MANILA, Philippines—Ayala Corp. reported on Friday a net income of P9.4 for 2011, a decline of 16 percent due to hefty non-recurring gains that were booked the previous year.
But the Ayala group has committed to invest more for future growth and value creation, thereby setting aside P91 billion for capital expenditures this year, an increase of 38 percent from its outlays last year.
The bulk of this year’s budget is for real estate development, network improvement in its telecom unit and acquisitions as well as investments in its water business.
Excluding non-recurring items in 2011, Ayala’s core net profit went up by 16 percent, driven by record-high net profits chalked up by its real estate, banking and water units as well as improvements in its telecom, international real estate and business process outsourcing businesses (BPO), the company disclosed to the Philippine Stock Exchange on Friday.
Extraordinary gains last year amounted to P611 million compared to the hefty P3.6 billion non-recurring gains booked in 2010.
“We are pleased with the solid performance of our core businesses in real estate, banking, telecom and water,” said Ayala president Fernando Zobel de Ayala. “Their growth momentum has been very positive and they remain dominant in their respective industries despite intense market competition across these sectors.”
“We expect the growth trajectory of our businesses to continue as we aggressively expand our products and services to address the needs of a still largely untapped segment of our population. We also expect our international businesses to improve their profitability moving forward as they benefit from scale following their acquisition initiatives the past years and as they benefit from cost optimization efforts,” Zobel de Ayala said.
Ayala said most of its core units posted record earnings in 2011, particularly Ayala Land (up 31 percent to P7.1 billion), Bank of the Philippine Islands (up 13 percent to P12.8 billion) and Manila Water (up 7 percent to P4.3 billion).
Globe Telecom grew its core net income by 11 percent to P10 billion, outperforming the industry. Reported net income was flat at P9.83 billion versus a year ago.
Earnings of Ayala’s international real estate business turned positive last year due to gains realized from an exchange in ownership in Arch Capital and Arch Capital Asian Partners with The Rohatyn Group. The year 2010 also included provisions for certain assets in its US operations.
Ayala also reported that the four investee companies under BPO holding company LiveIt Investments had reduced net losses as cash flow benefited from greater scale and cost efficiencies.

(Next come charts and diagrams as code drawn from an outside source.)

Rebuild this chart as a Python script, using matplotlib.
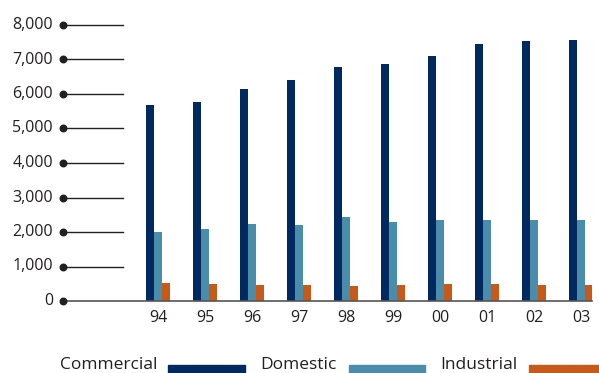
import numpy as np
import matplotlib.pyplot as plt
from matplotlib.patches import Rectangle

years = ["94", "95", "96", "97", "98", "99", "00", "01", "02", "03"]
commercial = [5680, 5770, 6140, 6400, 6780, 6870, 7100, 7450, 7540, 7570]
domestic = [2000, 2090, 2230, 2200, 2430, 2290, 2350, 2350, 2350, 2350]
industrial = [520, 490, 460, 460, 435, 460, 490, 490, 460, 460]
yticks = [0, 1000, 2000, 3000, 4000, 5000, 6000, 7000, 8000]

c_com = "#002a5f"
c_dom = "#4a8daa"
c_ind = "#c85a19"
txt = "#231f20"

W, H = 599, 373
fig = plt.figure(figsize=(W / 100, H / 100), dpi=100)
plt.rcParams["font.family"] = ["Open Sans", "DejaVu Sans"]

# axes box in pixel terms: x 63..592, y 0 at 301, 8000 at 25
ax = fig.add_axes([63 / W, 1 - 301 / H, (592 - 63) / W, (301 - 25) / H])
step = 47.0
ax.set_xlim((63 - 158) / step, (592 - 158) / step)
ax.set_ylim(0, 8000)

x = np.arange(len(years))
bw = 8 / step
ax.bar(x - bw, commercial, width=bw, color=c_com, align="center")
ax.bar(x, domestic, width=bw, color=c_dom, align="center")
ax.bar(x + bw, industrial, width=bw, color=c_ind, align="center")

# short gridline stubs with a dot on the left end
x0 = ax.get_xlim()[0]
x_stub = (123 - 158) / step
for v in yticks[1:]:
    ax.plot([x0, x_stub], [v, v], color=txt, lw=1.0, clip_on=False)
ax.plot([x0, ax.get_xlim()[1]], [0, 0], color="#555555", lw=1.2, clip_on=False)
ax.scatter([x0] * len(yticks), yticks, s=22, color=txt, clip_on=False, zorder=5)

for s in ax.spines.values():
    s.set_visible(False)
ax.set_xticks([])
ax.set_yticks([])

for v in yticks:
    ax.text(x0 - 10 / step, v, f"{v:,}", ha="right", va="center",
            fontsize=11.5, color=txt, fontweight="medium")
for xi, lab in zip(x, years):
    ax.text(xi, -500, lab, ha="center", va="center", fontsize=11.5,
            color=txt, fontweight="medium")

# legend row along the bottom
legend = [("Commercial", 60, 168, 245, c_com),
          ("Domestic", 260, 349, 425, c_dom),
          ("Industrial", 440, 529, 605, c_ind)]
for name, tx, p0, p1, col in legend:
    fig.text(tx / W, 1 - 369 / H, name, ha="left", va="baseline",
             fontsize=12.5, color=txt)
    fig.patches.append(Rectangle((p0 / W, 0), (p1 - p0) / W, 8 / H,
                                 transform=fig.transFigure, color=col))

fig.savefig("out.png", dpi=100)
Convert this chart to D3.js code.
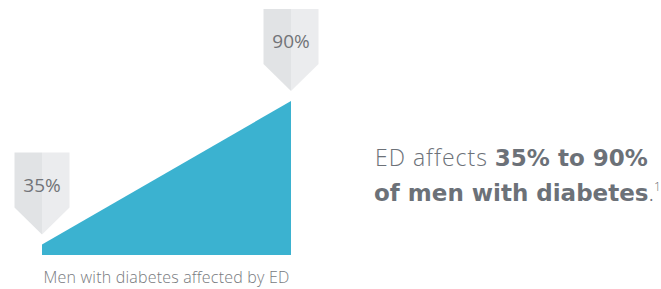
<!DOCTYPE html>
<html>
<head>
<meta charset="utf-8">
<script src="https://cdn.jsdelivr.net/npm/d3@7"></script>
<style>
  body { margin: 0; background: #fff; }
  svg { display: block; font-family: "Open Sans", sans-serif; }
</style>
</head>
<body>
<div id="chart-area"></div>
<script>
// data
var points = ["low", "high"];
var rates = [35, 90];
var rateLabels = ["35%", "90%"];
var axisLabel = "Men with diabetes affected by ED";

var width = 661, height = 289;

var svg = d3.select("#chart-area")
    .append("svg")
    .attr("width", width)
    .attr("height", height);

// X scale
var x = d3.scalePoint()
    .domain(points)
    .range([42, 291]);

// Y scale (baseline does not start at zero)
var y = d3.scaleLinear()
    .domain([31, 90])
    .range([255, 101]);

var data = points.map(function (p, i) {
    return { key: p, value: rates[i], label: rateLabels[i] };
});

// AREA
var area = d3.area()
    .x(function (d) { return x(d.key); })
    .y0(y(31))
    .y1(function (d) { return y(d.value); });

svg.append("path")
    .datum(data)
    .attr("fill", "#3bb2d0")
    .attr("d", area);

// MARKERS
var mw = 55, rectH = 55, tipH = 27, gap = 10;

var markers = svg.selectAll(".marker")
    .data(data)
    .enter()
    .append("g")
    .attr("class", "marker")
    .attr("transform", function (d) {
        return "translate(" + x(d.key) + "," + (y(d.value) - gap) + ")";
    });

// left half
markers.append("path")
    .attr("fill", "#e1e3e5")
    .attr("d", "M0,0 L" + (-mw / 2) + "," + (-tipH) + " L" + (-mw / 2) + "," + (-tipH - rectH) + " L0," + (-tipH - rectH) + "Z");

// right half
markers.append("path")
    .attr("fill", "#ebecee")
    .attr("d", "M0,0 L" + (mw / 2) + "," + (-tipH) + " L" + (mw / 2) + "," + (-tipH - rectH) + " L0," + (-tipH - rectH) + "Z");

markers.append("text")
    .attr("x", 0)
    .attr("y", -tipH - 16)
    .attr("text-anchor", "middle")
    .attr("font-size", "19px")
    .attr("fill", "#727478")
    .text(function (d) { return d.label; });

// X LABEL
svg.append("text")
    .attr("x", (x.range()[0] + x.range()[1]) / 2)
    .attr("y", 283)
    .attr("text-anchor", "middle")
    .attr("font-size", "16px")
    .attr("font-weight", 300)
    .attr("letter-spacing", "0.2px")
    .attr("fill", "#777a7e")
    .text(axisLabel);

// SIDE TEXT
var bold = "'DejaVu Sans', sans-serif";
var note = svg.append("text")
    .attr("x", 375)
    .attr("font-size", "23px")
    .attr("fill", "#6c7178");

var l1 = note.append("tspan").attr("x", 375).attr("y", 166);
l1.append("tspan").attr("font-weight", 300).attr("letter-spacing", "1px").text("ED affects ");
l1.append("tspan").attr("font-weight", 700).attr("font-family", bold)
    .text(rateLabels[0] + " to " + rateLabels[1]);

var l2 = note.append("tspan").attr("x", 374).attr("y", 201);
l2.append("tspan").attr("font-weight", 700).attr("font-family", bold).text("of men with diabetes");
l2.append("tspan").attr("font-weight", 300).text(".");
l2.append("tspan").attr("font-weight", 300).attr("font-size", "12px").attr("dy", -10).text("1");
</script>
</body>
</html>
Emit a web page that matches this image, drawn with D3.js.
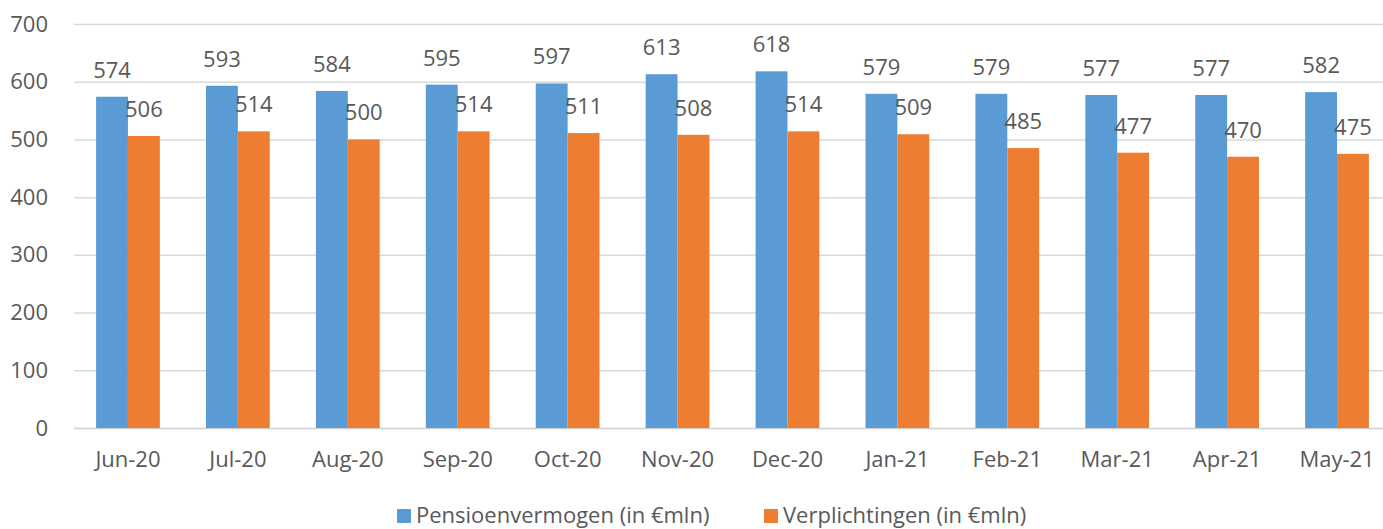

Meanwhile, electronics manufacturing unit Integrated Microelectronics posted a 31 percent decline in net profits last year to $3.3 million as high input costs gnawed at margins.
Last year, parent company Ayala established a platform for its new businesses in the power and transport infrastructure space. In 2011, the holding company committed capital of close to P7 billion for the development of projects in solar, wind, hydro, and thermal power generation, as well as for the construction of a four-lane, four-kilometer road that will link Daang Hari road in Cavite to the South Luzon Expressway under the first public-private partnership (PPP) project of the Aquino government.
Ayala’s share price has surged by over 30 percent since the start of 2012 as analysts see its strong balance sheet enabling it to grab more opportunities in the infrastructure space.
Ayala earlier announced a long shopping list of PPP projects it wants to participate in, particularly rail, road, and airport-related projects.
The conglomerate has also kept a strong capacity to invest more in the infrastructure space. It ended 2011 with a parent company cash level of P18 billion and a very low debt to equity ratio. Return on equity in 2011 was at 9 percent.